Carol

Liberté, liberté chérie

Depuis 2007 et son définitif I’m not There, on attendait des nouvelles de Todd Haynes. Une mini-série pour HBO plus tard, la magnifique Mildred Pierce, et le revoilà avec Carol, qui répond en tous points à ce qu’on est en droit d’attendre d’un film de cinéma.

Le récit, la mise en scène, les acteurs. C’est le grand trois. Celui auquel aspirent tous les cinéastes. Celui qui, lorsque ces trois éléments s’accordent et sont portés à un point de quasi-perfection, ne peut que transformer un film en œuvre d’art rare, unique. C’est ce que Carol, qui aurait certainement pu (dû) se retrouver plus haut dans le palmarès cannois de l’année, atteint, sans contredit.

Tout commence comme dans le Blue Jasmine de Woody Allen. Une femme, belle, très belle, qui vit dans le confort d’un cocon de luxe et d’élégance, est en instance de divorce. Mais si Allen nous rejouait avec passion la partition de la femme au bord de la crise de nerfs, Haynes, lui, regarde en arrière, dans les années 1950, pour contenir son récit dans un carcan beaucoup plus raffiné, sophistiqué… et subversif. Car, plutôt que d’être livrée à elle-même, désemparée, Carol va agir sur son destin, assumant ses désirs et ses envies en manifestant son attirance à une jeune employée de grand magasin solitaire.

Une femme qui divorce, mais en plus qui se révèle homosexuelle ? Le scandale est grand pour le New York puritain et conventionnel de ces années, le mari de Carol faisant alors jouer une clause de moralité pour s’assurer que la dame ne puisse plus revoir ses enfants. Entre mélo et road-trip, sur un scénario adapté de Patricia Highsmith, peaufiné pendant plus de 10 ans par Phyllis Nagy, la sublime et difficile histoire d’amour se nouant entre ces deux femmes dépasse alors bien vite le cadre. Comme il le faisait dans Loin du paradis, Haynes a beau se tenir au plus près de ses personnages, il ne se contente pas d’enregistrer leurs mouvements : et c’est la liberté, concept fondamental de son œuvre, qui se retrouve alors mise en jeu et défendue à chaque plan, à chaque scène. Une liberté d’aimer, une liberté de résister, une liberté de se tenir debout, malgré les coups, malgré le monde extérieur corseté.

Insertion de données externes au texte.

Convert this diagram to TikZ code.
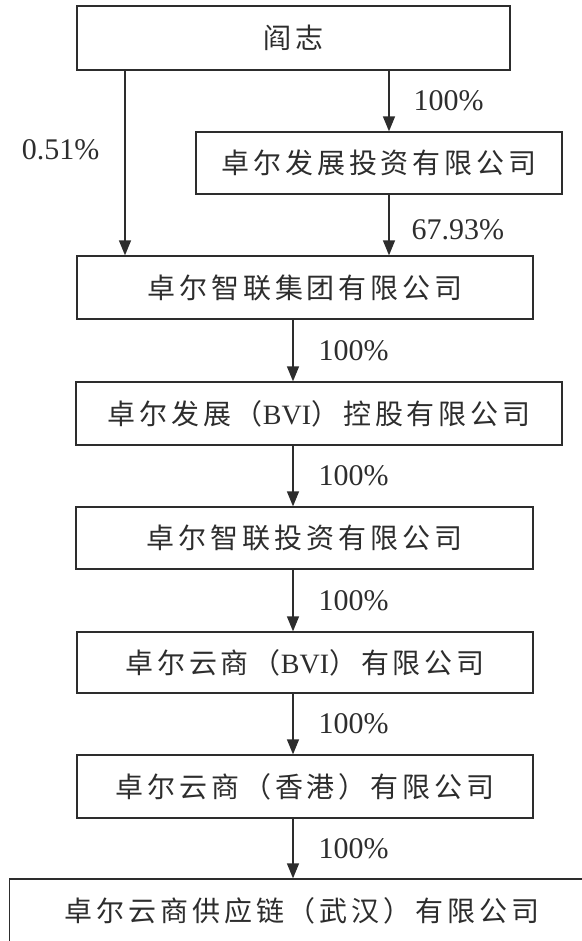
\documentclass[tikz,border=0pt]{standalone}
\usepackage{fontspec}
\setmainfont{Liberation Serif}
\newfontfamily\cjk[LetterSpace=14]{Noto Sans CJK SC}
\usetikzlibrary{arrows.meta}
\definecolor{ink}{RGB}{45, 45, 45}

\tikzset{
  firm/.style={draw=ink, line width=1.3pt, text=ink, inner sep=0pt,
               font=\cjk\fontsize{28}{30}\selectfont},
  pct/.style={text=ink, inner sep=0pt, font=\fontsize{30}{32}\selectfont},
  own/.style={draw=ink, line width=1.4pt, -{Triangle[length=15pt, width=12pt]}}
}

\begin{document}
\begin{tikzpicture}[x=1pt, y=-1pt]

  \useasboundingbox (0, 0) rectangle (581, 941);

  % companies, top to bottom
  \node[firm, minimum width=433pt, minimum height=64pt] (zhi)     at (293.5, 38)  {阎志};
  \node[firm, minimum width=366pt, minimum height=62pt] (fazhan)  at (379, 163)   {卓尔发展投资有限公司};
  \node[firm, minimum width=456pt, minimum height=63pt] (zhilian) at (305, 287.5) {卓尔智联集团有限公司};
  \node[firm, minimum width=486pt, minimum height=63pt] (fzbvi)   at (319, 413.5) {卓尔发展（{\rmfamily BVI}）控股有限公司};
  \node[firm, minimum width=457pt, minimum height=62pt] (zltz)    at (304.5, 538) {卓尔智联投资有限公司};
  \node[firm, minimum width=456pt, minimum height=61pt] (ysbvi)   at (305, 662.5) {卓尔云商（{\rmfamily BVI}）有限公司};
  \node[firm, minimum width=456pt, minimum height=63pt] (yshk)    at (305, 786.5) {卓尔云商（香港）有限公司};
  \node[firm, minimum width=585pt, minimum height=64pt] (ysgyl)   at (302, 911)   {卓尔云商供应链（武汉）有限公司};

  \coordinate (lx) at (125, 0);
  \coordinate (rx) at (389, 0);
  \coordinate (mx) at (293, 0);

  \draw[own] (zhi.south -| lx) -- node[pct, left=25pt, pos=0.43] (p0) {0.51\%} (zhilian.north -| lx);
  \draw[own] (zhi.south -| rx) -- node[pct, right=24pt] (p1) {100\%} (fazhan.north -| rx);
  \draw[own] (fazhan.south -| rx) -- node[pct, right=22pt, pos=0.58] (p2) {67.93\%} (zhilian.north -| rx);

  \foreach \a/\b [count=\n] in {zhilian/fzbvi, fzbvi/zltz, zltz/ysbvi, ysbvi/yshk, yshk/ysgyl} {
    \draw[own] (\a.south -| mx) -- node[pct, right=25pt] (q\n) {100\%} (\b.north -| mx);
  }

\end{tikzpicture}
\end{document}
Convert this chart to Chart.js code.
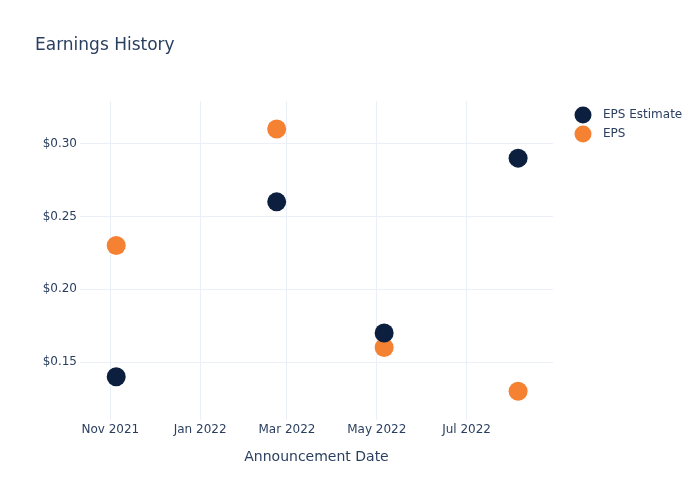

Une liberté difficile à atteindre, bien sûr, exigeant sacrifices, faisant monter l’angoisse de vivre d’un cran à chaque nouvelle tentative de s’en approcher. Ce qu’Haynes, intelligemment, ne se contente pas de dire. Tournée en 16mm, ce qui lui donne un grain d’images saisissant, son Carol fait, en effet, sans cesse résonner sa mise en scène, empruntant à l’arsenal stylistique du film noir pour mieux dire l’ambiguïté, l’amertume, la tristesse que révèle aussi ce magnifique combat pour avoir le droit d’être qui l’on est. Jeux de désaxages et de reflets, direction photo ciselée, signée Edward Lachman, faisant du vert et du jaune ses tonalités dominantes, musique d’une grande mélancolie composée par Carter Burwell, compositions de plans d’une finesse remarquable, souplesse des mouvements de caméra… le classicisme un rien vintage de la forme s’allie avec profondeur à la modernité du propos.

Bouleversant sur le fond, sublime sur la forme, Carol, comme toujours chez Haynes, brille encore par la performance de ses actrices monstres. Rooney Mara, délicate, fragile, timide fait face à l’impériale Cate Blanchett, tétanisante de talent, grande bourgeoise qui, en un froncement de sourcils, un plissement de son regard de chat, parvient à transmettre une épaisseur, une grandeur, un mystère proprement palpitants.

Blanchett, nous le savions déjà, est une reine. Mais lorsqu’elle rencontre, par la grâce d’un film flirtant avec la perfection, un cinéaste qui sait mieux que les autres le voir, notre cœur ne peut plus que se soumettre et se tenir, à jamais, aux côtés de cette femme irrésistiblement debout.